*Data extract*.
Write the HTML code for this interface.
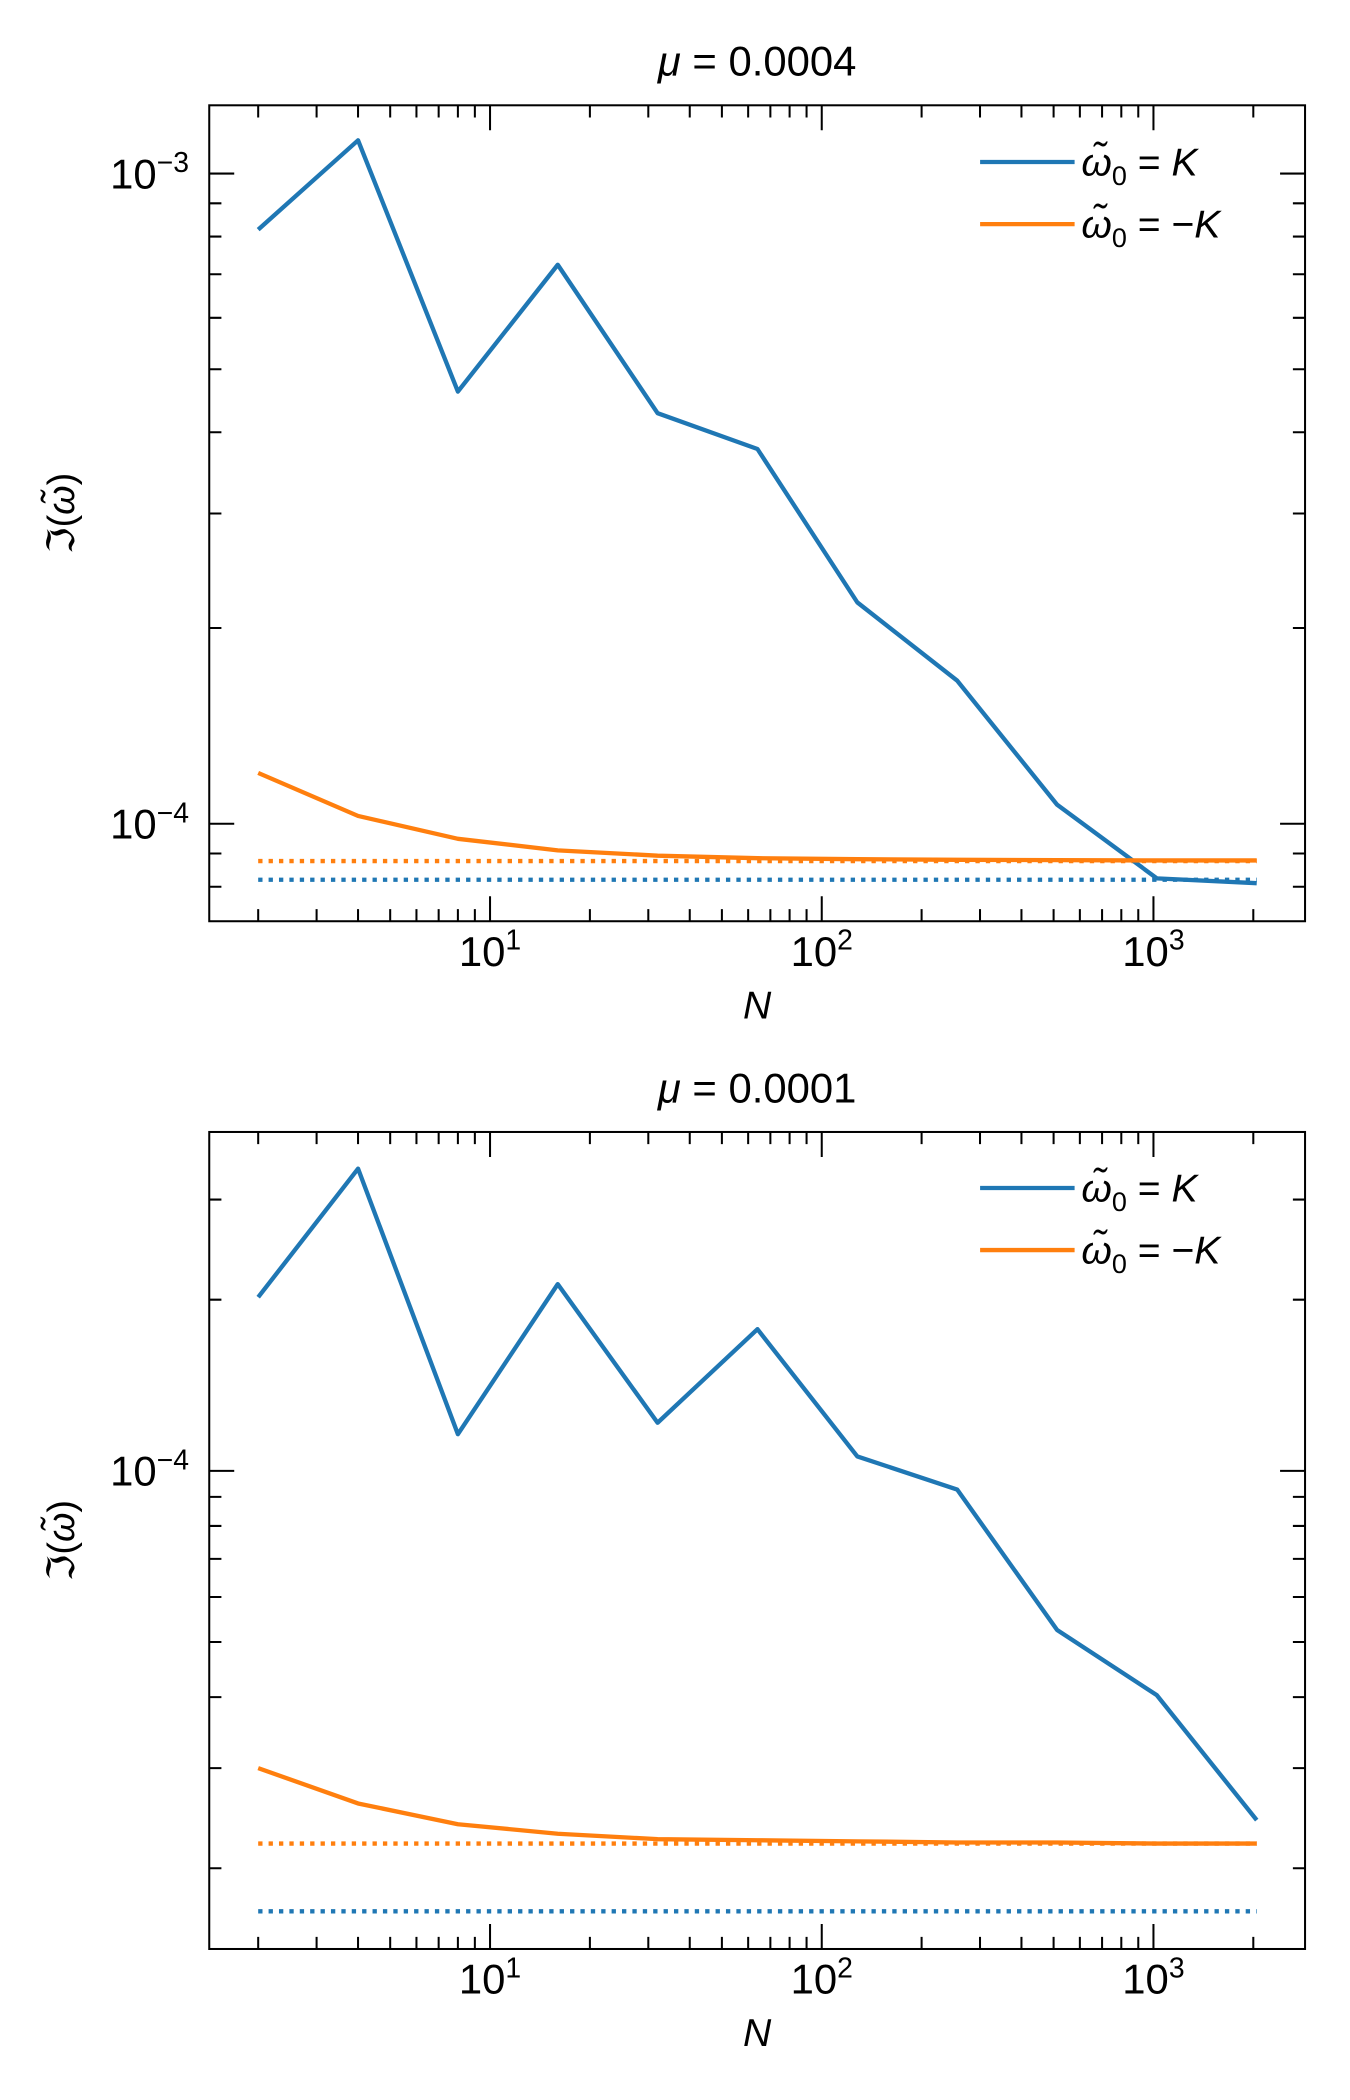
<!DOCTYPE html>
<html><head><meta charset="utf-8"><style>
html,body{margin:0;padding:0;background:#fff}
svg{display:block;font-family:"Liberation Sans","DejaVu Sans",sans-serif}
</style></head><body>
<svg id="fig" width="1350" height="2100" viewBox="0 0 1000 1555.56" xmlns="http://www.w3.org/2000/svg"></svg>
<script>
const nValues=[2,4,8,16,32,64,128,256,512,1024,2048];
const topBlue=[8.2e-4,1.125e-3,4.62e-4,7.24e-4,4.28e-4,3.77e-4,2.19e-4,1.66e-4,1.07e-4,8.24e-5,8.1e-5];
const topOrange=[1.197e-4,1.028e-4,9.48e-5,9.1e-5,8.93e-5,8.85e-5,8.82e-5,8.8e-5,8.79e-5,8.78e-5,8.78e-5];
const topBlueRef=[8.2e-5];
const topOrangeRef=[8.76e-5];
const botBlue=[2.02e-4,3.40e-4,1.16e-4,2.13e-4,1.215e-4,1.775e-4,1.06e-4,9.27e-5,5.25e-5,4.03e-5,2.43e-5];
const botOrange=[3.0e-5,2.6e-5,2.39e-5,2.30e-5,2.25e-5,2.24e-5,2.23e-5,2.22e-5,2.22e-5,2.21e-5,2.21e-5];
const botBlueRef=[1.68e-5];
const botOrangeRef=[2.21e-5];
const xTickLabels=["10","10","10"];
const xTickExps=["1","2","3"];
const topTitle="0.0004", botTitle="0.0001";

const NS="http://www.w3.org/2000/svg";
const svg=document.getElementById('fig');
const BLUE="#1f77b4",ORANGE="#ff7f0e";
function mk(tag,attrs,parent){const e=document.createElementNS(NS,tag);for(const k in attrs)e.setAttribute(k,attrs[k]);(parent||svg).appendChild(e);return e;}

function panel(p){
  const g=mk('g',{});
  
  
  const L=155,R=966.7,T=p.top,B=p.bottom,XL=0.1535,XR=3.457;
  const xs=v=>L+(Math.log10(v)-XL)/(XR-XL)*(R-L);
  const ys=v=>T+(p.ymaxLog-Math.log10(v))/(p.ymaxLog-p.yminLog)*(B-T);
  const cx=(L+R)/2;
  const t=mk('text',{x:cx,y:T-22,'text-anchor':'middle','font-size':31},g);
  
  t.innerHTML='<tspan font-style="italic">μ</tspan> = '+p.title;
  for(let d=0;d<=4;d++)for(let m=1;m<10;m++){const v=m*Math.pow(10,d);const x=xs(v);if(x<L+0.5||x>R-0.5)continue;const len=m===1?18.5:9;
    const tk=mk('path',{d:`M${x},${B}v${-len}M${x},${T}v${len}`,stroke:'#000','stroke-width':1.5},g);
    }
  for(let i=0;i<3;i++){const x=xs(Math.pow(10,i+1));
    const lb=mk('text',{x:x,y:B+33,'text-anchor':'middle','font-size':31},g);
    
    lb.innerHTML=xTickLabels[i]+'<tspan dy="-12" font-size="21">'+xTickExps[i]+'</tspan>';}
  for(let d=-6;d<=-2;d++)for(let m=1;m<10;m++){const v=m*Math.pow(10,d);const y=ys(v);if(y<T+0.5||y>B-0.5)continue;const len=m===1?18.5:9;
    const tk=mk('path',{d:`M${L},${y}h${len}M${R},${y}h${-len}`,stroke:'#000','stroke-width':1.5},g);
    
    if(m===1){const lb=mk('text',{x:140,y:y+11,'text-anchor':'end','font-size':31},g);
      
      lb.innerHTML='10<tspan dy="-12" font-size="21">−'+(-d)+'</tspan>';}}
  [[p.blueRef,BLUE,'blue-reference-line'],[p.orangeRef,ORANGE,'orange-reference-line']].forEach(([arr,c,n])=>{
    const y=ys(arr[0]);const l=mk('line',{x1:xs(nValues[0]),x2:xs(nValues[nValues.length-1]),y1:y,y2:y,stroke:c,'stroke-width':3.2,'stroke-dasharray':'3.2,4.5'},g);
    });
  [[p.blue,BLUE,'blue-series-line'],[p.orange,ORANGE,'orange-series-line']].forEach(([arr,c,n])=>{
    const pts=arr.map((v,i)=>xs(nValues[i]).toFixed(2)+','+ys(v).toFixed(2)).join(' ');
    const l=mk('polyline',{points:pts,fill:'none',stroke:c,'stroke-width':3.2,'stroke-linejoin':'round'},g);
    });
  const fr=mk('rect',{x:L,y:T,width:R-L,height:B-T,fill:'none',stroke:'#000','stroke-width':1.5},g);
  
  [[BLUE,p.legY],[ORANGE,p.legY+46]].forEach(([c,y],i)=>{
    const le=mk('g',{},g);
    mk('line',{x1:726,x2:796,y1:y,y2:y,stroke:c,'stroke-width':3.2},le);
    const tx=mk('text',{x:801,y:y+10,'font-size':29},le);
    tx.innerHTML='<tspan font-style="italic">ω̃</tspan><tspan font-size="20" dy="7">0</tspan><tspan dy="-7"> = </tspan>'+(i===0?'':'−')+'<tspan font-style="italic">K</tspan>';});
  const xl=mk('text',{x:cx,y:B+72,'text-anchor':'middle','font-size':29,'font-style':'italic'},g);
  xl.textContent='N';
  const cy=(T+B)/2;
  const yl=mk('text',{x:55,y:cy,'text-anchor':'middle','font-size':28,transform:`rotate(-90 55 ${cy})`},g);
  
  yl.innerHTML='ℑ(<tspan font-style="italic">ω̃</tspan>)';
}
panel({name:'top-panel',top:78,bottom:682.4,ymaxLog:-2.895,yminLog:-4.150,title:topTitle,blue:topBlue,orange:topOrange,blueRef:topBlueRef,orangeRef:topOrangeRef,legY:120});
panel({name:'bottom-panel',top:838.5,bottom:1443.7,ymaxLog:-3.404,yminLog:-4.841,title:botTitle,blue:botBlue,orange:botOrange,blueRef:botBlueRef,orangeRef:botOrangeRef,legY:880});
</script>
</body></html>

*The problem*. Without the pictures, output the full listing exactly as it stands.

*Final result*.
Write the HTML code for this interface.
<!DOCTYPE html>
<html><head><meta charset="utf-8"><style>
html,body{margin:0;padding:0;background:#fff}
svg{display:block;font-family:"Liberation Sans","DejaVu Sans",sans-serif}
</style></head><body>
<svg id="fig" width="1350" height="2100" viewBox="0 0 1000 1555.56" xmlns="http://www.w3.org/2000/svg"></svg>
<script>
const nValues=[2,4,8,16,32,64,128,256,512,1024,2048];
const topBlue=[8.2e-4,1.125e-3,4.62e-4,7.24e-4,4.28e-4,3.77e-4,2.19e-4,1.66e-4,1.07e-4,8.24e-5,8.1e-5];
const topOrange=[1.197e-4,1.028e-4,9.48e-5,9.1e-5,8.93e-5,8.85e-5,8.82e-5,8.8e-5,8.79e-5,8.78e-5,8.78e-5];
const topBlueRef=[8.2e-5];
const topOrangeRef=[8.76e-5];
const botBlue=[2.02e-4,3.40e-4,1.16e-4,2.13e-4,1.215e-4,1.775e-4,1.06e-4,9.27e-5,5.25e-5,4.03e-5,2.43e-5];
const botOrange=[3.0e-5,2.6e-5,2.39e-5,2.30e-5,2.25e-5,2.24e-5,2.23e-5,2.22e-5,2.22e-5,2.21e-5,2.21e-5];
const botBlueRef=[1.68e-5];
const botOrangeRef=[2.21e-5];
const xTickLabels=["10","10","10"];
const xTickExps=["1","2","3"];
const topTitle="0.0004", botTitle="0.0001";

const NS="http://www.w3.org/2000/svg";
const svg=document.getElementById('fig');
const BLUE="#1f77b4",ORANGE="#ff7f0e";
function mk(tag,attrs,parent){const e=document.createElementNS(NS,tag);for(const k in attrs)e.setAttribute(k,attrs[k]);(parent||svg).appendChild(e);return e;}

function panel(p){
  const g=mk('g',{});
  
  
  const L=155,R=966.7,T=p.top,B=p.bottom,XL=0.1535,XR=3.457;
  const xs=v=>L+(Math.log10(v)-XL)/(XR-XL)*(R-L);
  const ys=v=>T+(p.ymaxLog-Math.log10(v))/(p.ymaxLog-p.yminLog)*(B-T);
  const cx=(L+R)/2;
  const t=mk('text',{x:cx,y:T-22,'text-anchor':'middle','font-size':31},g);
  
  t.innerHTML='<tspan font-style="italic">μ</tspan> = '+p.title;
  for(let d=0;d<=4;d++)for(let m=1;m<10;m++){const v=m*Math.pow(10,d);const x=xs(v);if(x<L+0.5||x>R-0.5)continue;const len=m===1?18.5:9;
    const tk=mk('path',{d:`M${x},${B}v${-len}M${x},${T}v${len}`,stroke:'#000','stroke-width':1.5},g);
    }
  for(let i=0;i<3;i++){const x=xs(Math.pow(10,i+1));
    const lb=mk('text',{x:x,y:B+33,'text-anchor':'middle','font-size':31},g);
    
    lb.innerHTML=xTickLabels[i]+'<tspan dy="-12" font-size="21">'+xTickExps[i]+'</tspan>';}
  for(let d=-6;d<=-2;d++)for(let m=1;m<10;m++){const v=m*Math.pow(10,d);const y=ys(v);if(y<T+0.5||y>B-0.5)continue;const len=m===1?18.5:9;
    const tk=mk('path',{d:`M${L},${y}h${len}M${R},${y}h${-len}`,stroke:'#000','stroke-width':1.5},g);
    
    if(m===1){const lb=mk('text',{x:140,y:y+11,'text-anchor':'end','font-size':31},g);
      
      lb.innerHTML='10<tspan dy="-12" font-size="21">−'+(-d)+'</tspan>';}}
  [[p.blueRef,BLUE,'blue-reference-line'],[p.orangeRef,ORANGE,'orange-reference-line']].forEach(([arr,c,n])=>{
    const y=ys(arr[0]);const l=mk('line',{x1:xs(nValues[0]),x2:xs(nValues[nValues.length-1]),y1:y,y2:y,stroke:c,'stroke-width':3.2,'stroke-dasharray':'3.2,4.5'},g);
    });
  [[p.blue,BLUE,'blue-series-line'],[p.orange,ORANGE,'orange-series-line']].forEach(([arr,c,n])=>{
    const pts=arr.map((v,i)=>xs(nValues[i]).toFixed(2)+','+ys(v).toFixed(2)).join(' ');
    const l=mk('polyline',{points:pts,fill:'none',stroke:c,'stroke-width':3.2,'stroke-linejoin':'round'},g);
    });
  const fr=mk('rect',{x:L,y:T,width:R-L,height:B-T,fill:'none',stroke:'#000','stroke-width':1.5},g);
  
  [[BLUE,p.legY],[ORANGE,p.legY+46]].forEach(([c,y],i)=>{
    const le=mk('g',{},g);
    mk('line',{x1:726,x2:796,y1:y,y2:y,stroke:c,'stroke-width':3.2},le);
    const tx=mk('text',{x:801,y:y+10,'font-size':29},le);
    tx.innerHTML='<tspan font-style="italic">ω̃</tspan><tspan font-size="20" dy="7">0</tspan><tspan dy="-7"> = </tspan>'+(i===0?'':'−')+'<tspan font-style="italic">K</tspan>';});
  const xl=mk('text',{x:cx,y:B+72,'text-anchor':'middle','font-size':29,'font-style':'italic'},g);
  xl.textContent='N';
  const cy=(T+B)/2;
  const yl=mk('text',{x:55,y:cy,'text-anchor':'middle','font-size':28,transform:`rotate(-90 55 ${cy})`},g);
  
  yl.innerHTML='ℑ(<tspan font-style="italic">ω̃</tspan>)';
}
panel({name:'top-panel',top:78,bottom:682.4,ymaxLog:-2.895,yminLog:-4.150,title:topTitle,blue:topBlue,orange:topOrange,blueRef:topBlueRef,orangeRef:topOrangeRef,legY:120});
panel({name:'bottom-panel',top:838.5,bottom:1443.7,ymaxLog:-3.404,yminLog:-4.841,title:botTitle,blue:botBlue,orange:botOrange,blueRef:botBlueRef,orangeRef:botOrangeRef,legY:880});
</script>
</body></html>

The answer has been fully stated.